Entscheidungsstichwort (Thema)

Nicht formgebundene Vollmachtserteilung (und -nachweis)

 

Leitsatz (amtlich)

Weder die Vollmachtserteilung noch der Vollmachtsnachweis der Vollmacht im Sinne des Art. 5 Abs. 5 Zollkodex ist formgebunden.

 

Normenkette

ZK Art. 5

 

Tatbestand

I. Die Antragstellerin (Astin) betreibt ein Speditionsunternehmen. Sie besorgt insbesondere den internationalen Transport von Pferden, wobei sie ihren Kunden auch die Abwicklung der Einfuhrformalitäten anbietet. Die Aufträge für derartige Speditionsaufträge nimmt in der Regel die Ehefrau des Inhabers der Astin (Frau A) telefonisch entgegen.

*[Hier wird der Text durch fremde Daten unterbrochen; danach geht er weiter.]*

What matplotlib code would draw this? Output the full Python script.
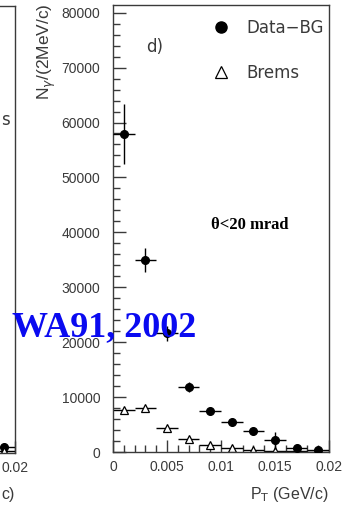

Am 13.11.1995 meldete die Astin beim Hauptzollamt Hamburg-... ein Pferd "P" zur Überführung in den freien Verkehr an. Sie erklärte dabei (in Feld 14 der Anmeldung), als Bevollmächtigte des Empfängers E zu handeln. Der zunächst gegen E erteilte Abgabenbescheid wurde später wieder aufgehoben. Mit Schreiben vom 15.2.2002 forderte der Ag die Astin auf, den Nachweis ihrer Vertretungsmacht zu übersenden. Die Ast teilte dem Ag daraufhin mit Schreiben vom 27.2.2002 mit, dass die Bevollmächtigung telefonisch von Herrn E gegenüber Frau A erteilt worden sei. Da der Ag den Nachweis der Bevollmächtigung als nicht erbracht ansah, nahm er mit Bescheid vom 11.9.2002 die Astin auf Zahlung der Eingangsabgaben (Zoll-Euro und Einfuhrumsatzsteuer) in Höhe von insgesamt € 638,86 in Anspruch. Gegen diesen Bescheid legte die Astin fristgerecht am 24.09.2002 Einspruch ein und beantragte zugleich die Aussetzung der Vollziehung. Über den Einspruch ist bisher nicht entschieden. Den Antrag auf Aussetzung der Vollziehung lehnte der Ag mit Bescheid vom 14.10.2002 ab. Die Astin begehrt deshalb vom Gericht die Vollziehungsaussetzung. Zur Begründung ihres Begehrens trägt sie u. a. Folgendes vor:

Der Bescheid vom 11.09.2002 leide unter einem materiellen Mangel; sie sei nicht die Schuldnerin der Eingangsabgaben für die Einfuhr des Pferdes "P". Sie habe für den tatsächlichen Abgabenschuldner (den Empfänger E) lediglich als Vertreter gehandelt. Die ihr mündlich erteilte Vollmacht sei rechtsgültig. Im Übrigen sei die Abgabenschuld verjährt.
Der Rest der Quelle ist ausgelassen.